WHO’s Using Greek Alphabet in Naming COVID-19 Variants to Avoid Stigma

The key coronavirus variants were assigned new “labels” Monday by the World Health Organization (WHO) referring to them by letters of the Greek alphabet instead of the country where the variant was first detected, CNN reports.

Geneva-based global health agency pointed that no country should be stigmatised for detecting and reporting variants since the global, robust surveillance for variants is highly necessary.

As Dr Maria Van Kerkhove, WHO’s technical COVID-19 lead, explained Monday, the new naming system is used for the WHO’s Variants of Interest (less serious) and Variants of Concern (more alarming) using new, easy-to-say labels for SARSCoV2 variants.

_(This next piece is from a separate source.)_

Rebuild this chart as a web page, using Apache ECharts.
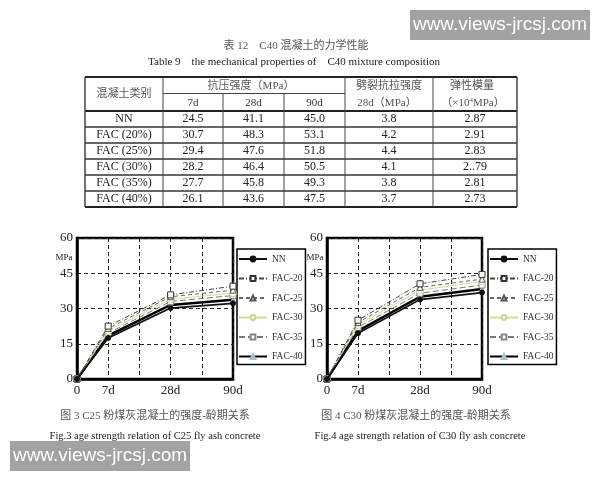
<!DOCTYPE html>
<html><head><meta charset="utf-8">
<script src="https://cdn.jsdelivr.net/npm/echarts@6/dist/echarts.min.js"></script>
<style>html,body{margin:0;padding:0;background:#fff}#c{width:600px;height:480px}</style>
</head><body><div id="c"></div>
<script>
// ---------- table data (Table 9: C40) ----------
const mixNames = ['NN','FAC (20%)','FAC (25%)','FAC (30%)','FAC (35%)','FAC (40%)'];
const comp7d   = ['24.5','30.7','29.4','28.2','27.7','26.1'];
const comp28d  = ['41.1','48.3','47.6','46.4','45.8','43.6'];
const comp90d  = ['45.0','53.1','51.8','50.5','49.3','47.5'];
const split28d = ['3.8','4.2','4.4','4.1','3.8','3.7'];
const elastic  = ['2.87','2.91','2.83','2..79','2.81','2.73'];

// ---------- chart data ----------
const seriesNames = ['NN','FAC-20','FAC-25','FAC-30','FAC-35','FAC-40'];
const xTickLabels = ['0','7d','','28d','','90d'];
const agePos = [0,1,3,5];           // positions of 0, 7d, 28d, 90d on the x axis
const yTicks = [0,15,30,45,60];
// Fig.3  C25
const c25NN    = [0,17.5,30.2,32.2];
const c25FAC20 = [0,22.5,35.8,39.5];
const c25FAC25 = [0,21.5,35.0,37.8];
const c25FAC30 = [0,20.5,34.0,36.5];
const c25FAC35 = [0,19.5,33.0,35.5];
const c25FAC40 = [0,18.5,31.5,33.7];
// Fig.4  C30
const c30NN    = [0,19.5,33.8,36.8];
const c30FAC20 = [0,25.0,40.5,44.5];
const c30FAC25 = [0,24.0,39.0,42.5];
const c30FAC30 = [0,23.0,37.8,41.5];
const c30FAC35 = [0,22.0,36.5,40.0];
const c30FAC40 = [0,20.5,35.0,38.3];

const SERIF = '"Liberation Serif","Noto Sans CJK SC",serif';
const styles = [
  {line:{color:'#111',width:1.8,type:'solid'}, symbol:'circle', size:5, item:{color:'#111',borderColor:'#111',borderWidth:1}},
  {line:{color:'#444',width:1,type:[5,2,1,2]}, symbol:'rect', size:6, item:{color:'#fff',borderColor:'#333',borderWidth:1}},
  {line:{color:'#666',width:1,type:[4,3]}, symbol:'triangle', size:6, item:{color:'#fff',borderColor:'#555',borderWidth:1}},
  {line:{color:'#d6d99a',width:1,type:'solid'}, symbol:'circle', size:7, item:{color:'#fff',borderColor:'#cfd28a',borderWidth:1}},
  {line:{color:'#777',width:1,type:[6,3]}, symbol:'rect', size:6, item:{color:'#fff',borderColor:'#888',borderWidth:1}},
  {line:{color:'#000',width:2.5,type:'solid'}, symbol:'triangle', size:5, item:{color:'#a9c0cc',borderColor:'#a9c0cc',borderWidth:1}}
];

function mkSeries(arrs, gi){
  return arrs.map((arr,k)=>({
    type:'line', name:seriesNames[k], xAxisIndex:gi, yAxisIndex:gi,
    data: agePos.map((x,i)=>[x,arr[i]]),
    symbol:styles[k].symbol, symbolSize:styles[k].size, showSymbol:true,
    lineStyle:styles[k].line, itemStyle:styles[k].item,
    z: 10 - k, animation:false
  }));
}

const grids = [
  {left:77, top:238, width:156, height:141},
  {left:327, top:238, width:155, height:141}
];

function xAxis(gi){
  return {type:'value', gridIndex:gi, min:0, max:5, interval:1,
    axisLine:{show:true,lineStyle:{color:'#000',width:2.5}}, axisTick:{show:false},
    axisLabel:{fontFamily:SERIF,fontSize:13,color:'#222',margin:5,formatter:v=>xTickLabels[Math.round(v)]||''},
    splitLine:{show:true,lineStyle:{color:'#222',width:1,type:[4,3]}}};
}
function yAxis(gi){
  return {type:'value', gridIndex:gi, min:yTicks[0], max:yTicks[yTicks.length-1], interval:15,
    axisLine:{show:true,lineStyle:{color:'#000',width:2.5}}, axisTick:{show:false},
    axisLabel:{fontFamily:SERIF,fontSize:13,color:'#222',margin:4},
    splitLine:{show:true,lineStyle:{color:'#222',width:1,type:[4,3]}}};
}
function legend(left){
  return {orient:'vertical', left:left, top:249, itemWidth:28, itemHeight:6, itemGap:9.5,
    padding:[5,3,3,1], borderColor:'#000', borderWidth:1.5, backgroundColor:'#fff',
    selectedMode:false, data:seriesNames,
    textStyle:{fontFamily:SERIF,fontSize:9.5,color:'#333',lineHeight:10}};
}

// ---------- table graphics ----------
const G = [];
function txt(x,y,text,size,color,extra){
  G.push(Object.assign({type:'text', x:x, y:y, z:100, style:{text:text, fill:color||'#333',
    font:(size||12)+'px '+SERIF, fontSize:size||12, fontFamily:SERIF,
    align:'center', verticalAlign:'middle', textAlign:'center', textVerticalAlign:'middle'}}, extra||{}));
}
function ln(x1,y1,x2,y2,w,c){
  G.push({type:'line', z:100, shape:{x1,y1,x2,y2}, style:{stroke:c||'#222', lineWidth:w||1}});
}
const colX = [85,163,223,284,345,433,517];
const tTop=77, tMid=93.5, tHead=111, rowH=16;
const nRows = mixNames.length;
const tBot = tHead + rowH*nRows;
// horizontal rules
ln(colX[0],tTop,colX[6],tTop,2,'#222');
ln(colX[1],tMid,colX[4],tMid,1,'#444');
ln(colX[0],tHead,colX[6],tHead,2,'#222');
for(let r=1;r<nRows;r++) ln(colX[0],tHead+rowH*r,colX[6],tHead+rowH*r,1.6,'#333');
ln(colX[0],tBot,colX[6],tBot,2,'#222');
// vertical rules
[0,1,4,5,6].forEach(i=>ln(colX[i],tTop,colX[i],tBot,i===0||i===6?1.5:1,'#444'));
[2,3].forEach(i=>ln(colX[i],tMid,colX[i],tBot,1,'#444'));
const cc = i=>(colX[i]+colX[i+1])/2;
// header
txt(cc(0),94,'混凝土类别',11,'#555');
txt((colX[1]+colX[4])/2-3,86,'抗压强度（MPa）',11,'#555');
txt(cc(1),103,'7d',11,'#333'); txt(cc(2),103,'28d',11,'#333'); txt(cc(3),103,'90d',11,'#333');
txt(cc(4),86,'劈裂抗拉强度',11,'#555');
txt(cc(4)-2,103,'28d（MPa）',11,'#555');
txt(cc(5)-3,86,'弹性模量',11,'#555');
G.push({type:'text', x:cc(5)-2, y:103, z:100, style:{text:'（×10{s|4}MPa）', fill:'#555',
  font:'11px '+SERIF, fontSize:11, fontFamily:SERIF, align:'center', verticalAlign:'middle',
  textAlign:'center', textVerticalAlign:'middle',
  rich:{s:{fontSize:7, fontFamily:SERIF, verticalAlign:'top', padding:[0,0,6,0], fill:'#555'}}}});
// body
const cols = [mixNames, comp7d, comp28d, comp90d, split28d, elastic];
for(let r=0;r<nRows;r++){
  const y = tHead + rowH*r + rowH/2;
  cols.forEach((c,i)=>txt(cc(i),y,c[r],12,'#222'));
}
// titles
txt(296,46,'表 12　C40 混凝土的力学性能',11,'#555');
txt(294,62,'Table 9　the mechanical properties of　C40 mixture composition',11,'#222');
// MPa labels
txt(64,258,'MPa',9,'#222');
txt(315,258,'MPa',9,'#222');
// captions
txt(155,416,'图 3 C25 粉煤灰混凝土的强度-龄期关系',11,'#555');
txt(155,436,'Fig.3 age strength relation of C25 fly ash concrete',10.5,'#222');
txt(416,416,'图 4 C30 粉煤灰混凝土的强度-龄期关系',11,'#555');
txt(420,436,'Fig.4 age strength relation of C30 fly ash concrete',10.5,'#222');
// watermarks
function wm(x,y){
  G.push({type:'rect', z:200, shape:{x:x,y:y,width:180,height:30}, style:{fill:'#a2a2a2'}});
  G.push({type:'text', z:201, x:x+90, y:y+15, style:{text:'www.views-jrcsj.com', fill:'#fff',
    font:'19px "Liberation Sans",Arial,sans-serif', fontSize:19, fontFamily:'"Liberation Sans",Arial,sans-serif',
    align:'center', verticalAlign:'middle', textAlign:'center', textVerticalAlign:'middle'}});
}
wm(410,10); wm(10,441);

const chart = echarts.init(document.getElementById('c'), null, {renderer:'canvas'});
chart.setOption({
  animation:false,
  backgroundColor:'#fff',
  grid: grids.map(g=>Object.assign({show:true,borderColor:'#000',borderWidth:2.5,backgroundColor:'transparent'},g)),
  xAxis:[xAxis(0),xAxis(1)],
  yAxis:[yAxis(0),yAxis(1)],
  legend:[legend(237),legend(488)],
  series: mkSeries([c25NN,c25FAC20,c25FAC25,c25FAC30,c25FAC35,c25FAC40],0)
    .concat(mkSeries([c30NN,c30FAC20,c30FAC25,c30FAC30,c30FAC35,c30FAC40],1)),
  graphic:{elements:G}
});
</script>
</body></html>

WHO now calls the UK variant (B.1.1.7) Alpha, the South African variant (B.1.351) is Beta, the Indian variant has been dubbed the Delta variant and the so-called South African variant, known by scientists as B.1.351, is now called the Gamma variant.

Variants of interest have been given labels from “Epsilon” to “Kappa.”

Greek alphabet letters to refer to variants were recommended by WHO expert panel who believes it will be easier and more practical to discuss by non-scientific audiences, but will not replace existing scientific names for coronavirus variants.

According to WHO’s announcement, scientific names will continue to be used in research where they have their advantages, but people often resort to calling variants by the places where they are detected- which is stigmatizing and discriminatory- because scientific names can be difficult to pronounce and recall and are prone to misreporting.